We are seeing a consistent pattern of 502 Bad Gateway errors when Genesys Cloud attempts to deliver outbound conversation events to our internal webhook endpoint. The endpoint is a simple Flask app hosted on AWS ECS, and while the application logic is sound, the load balancer occasionally drops the connection during peak hours, causing the platform to mark the delivery as failed.
The current setup relies on Genesys Cloud’s built-in retry mechanism, which attempts delivery up to five times with exponential backoff. However, if all retries fail, the event is dropped, and we lose critical data for our downstream analytics pipeline. We need a way to capture these failed events for manual reprocessing or to trigger a separate alert.
We’ve tried implementing a local retry queue in our Flask app, but the issue is that the webhook never reaches the app if the load balancer fails. We need a solution that sits between Genesys Cloud and our application, capable of acknowledging the webhook receipt immediately to prevent Genesys from retrying, while storing the payload for later processing.

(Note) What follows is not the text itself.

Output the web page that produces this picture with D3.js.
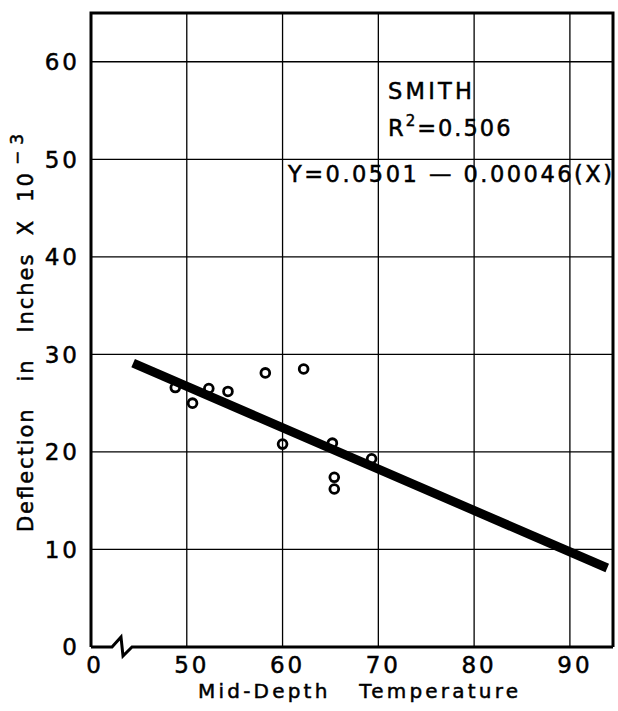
<!DOCTYPE html>
<html>
<head>
<meta charset="utf-8">
<script src="https://cdn.jsdelivr.net/npm/d3@7"></script>
<style>
  html, body { margin: 0; padding: 0; background: #fff; }
  svg { display: block; font-family: "DejaVu Sans", sans-serif; }
  text { fill: #000; stroke: #000; stroke-width: 0.5px; }
</style>
</head>
<body>
<div id="chart"></div>
<script>
// ---- data ----
const temperature = [48.8, 50.6, 52.3, 54.3, 58.2, 62.2, 60.0, 65.2, 65.4, 65.4, 69.3];
const deflection  = [26.6, 25.0, 26.5, 26.2, 28.1, 28.5, 20.8, 20.9, 17.4, 16.2, 19.3];
const fitX = [44.4, 93.9];
const fitY = [29.1, 8.1];
const xTicks = [50, 60, 70, 80, 90];
const yTicks = [0, 10, 20, 30, 40, 50, 60];
const xTitle = "Mid-Depth\u00A0\u00A0 Temperature";
const yTitle = "Deflection\u00A0\u00A0 in\u00A0\u00A0 Inches\u00A0 X\u00A0 10";
const annotation = ["SMITH", "0.506", "Y=0.0501 \u2014 0.00046(X)"];

const W = 618, H = 711;
const svg = d3.select("#chart").append("svg").attr("width", W).attr("height", H);

const x = d3.scaleLinear().domain([40, 94.5]).range([91, 613]);
const y = d3.scaleLinear().domain([0, 65]).range([647, 13]);
const [x0, x1] = x.range();
const [yb, yt] = y.range();

// grid
svg.append("g").selectAll("line").data(xTicks).join("line")
  .attr("x1", d => x(d)).attr("x2", d => x(d))
  .attr("y1", yt).attr("y2", yb)
  .attr("stroke", "#000").attr("stroke-width", 1.3);
svg.append("g").selectAll("line").data(yTicks.filter(d => d > 0)).join("line")
  .attr("x1", x0).attr("x2", x1)
  .attr("y1", d => y(d)).attr("y2", d => y(d))
  .attr("stroke", "#000").attr("stroke-width", 1.3);

// frame (left, top, right)
svg.append("path")
  .attr("d", `M${x0},${yb}V${yt}H${x1}V${yb}`)
  .attr("fill", "none").attr("stroke", "#000").attr("stroke-width", 3);
// bottom axis with break
svg.append("path")
  .attr("d", `M${x0},${yb}H${x0 + 21}L${x0 + 30},${yb - 10}L${x0 + 32},${yb + 9}L${x0 + 41},${yb}H${x1}`)
  .attr("fill", "none").attr("stroke", "#000").attr("stroke-width", 3)
  .attr("stroke-linejoin", "miter");

// tick labels
const tickStyle = sel => sel.attr("font-size", 23).attr("letter-spacing", 3);
svg.append("g").selectAll("text").data(yTicks).join("text")
  .attr("x", 80).attr("y", d => y(d)).attr("dy", "0.36em")
  .attr("text-anchor", "end").text(d => d).call(tickStyle);
svg.append("g").selectAll("text").data([0].concat(xTicks)).join("text")
  .attr("x", d => d === 0 ? x0 + 4 : x(d) + 5).attr("y", 673)
  .attr("text-anchor", "middle").text(d => d).call(tickStyle);

// axis titles
svg.append("text")
  .attr("x", 198).attr("y", 698)
  .attr("font-size", 20)
  .attr("textLength", 320).attr("lengthAdjust", "spacing")
  .text(xTitle);

const yT = svg.append("text")
  .attr("transform", "translate(33,532) rotate(-90)")
  .attr("font-size", 21);
yT.append("tspan").attr("textLength", 359).attr("lengthAdjust", "spacing").text(yTitle);
yT.append("tspan").attr("dx", 6).attr("dy", -10).attr("font-size", 17)
  .attr("letter-spacing", 6).text("\u22123");

// fit line
const line = d3.line().x(d => x(d[0])).y(d => y(d[1]));
svg.append("path").datum(fitX.map((v, i) => [v, fitY[i]]))
  .attr("d", line).attr("stroke", "#000").attr("stroke-width", 9).attr("fill", "none");

// points
svg.append("g").selectAll("circle").data(temperature.map((v, i) => [v, deflection[i]])).join("circle")
  .attr("cx", d => x(d[0])).attr("cy", d => y(d[1])).attr("r", 4.4)
  .attr("fill", "none").attr("stroke", "#000").attr("stroke-width", 2.8);

// annotations
svg.append("text").attr("x", 388).attr("y", 99).attr("font-size", 22.5)
  .attr("textLength", 84).attr("lengthAdjust", "spacing").text(annotation[0]);
const r2 = svg.append("text").attr("x", 388).attr("y", 136).attr("font-size", 22.5).attr("letter-spacing", 2);
r2.append("tspan").text("R");
r2.append("tspan").attr("dy", -10).attr("font-size", 15).text("2");
r2.append("tspan").attr("dy", 10).text("=" + annotation[1]);
svg.append("text").attr("x", 288).attr("y", 182).attr("font-size", 22.5)
  .attr("textLength", 324).attr("lengthAdjust", "spacing").text(annotation[2]);
</script>
</body>
</html>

Here is the current webhook configuration JSON we are using via the Terraform CX as Code provider:
resource "genesyscloud_webhook" "outbound_events" {
name = "Outbound Event Collector"
uri = "https://api.internal.company.com/webhooks/genesys"
request_headers = {
"Content-Type" = "application/json"
"X-API-Key" = var.webhook_api_key
}
event_type = "conversation:all"
delivery_config {
retry_count = 5
retry_interval = 60
}
}
Is there a recommended pattern for implementing a dead letter queue in this scenario? We are considering using AWS SQS as an intermediate buffer, but we are unsure how to configure the webhook to send directly to SQS, as Genesys Cloud expects an HTTP 200 response from a standard endpoint. Can we use a Lambda function as the webhook target to handle the SQS push, and how do we manage the acknowledgment logic to ensure Genesys Cloud does not retry successfully processed events?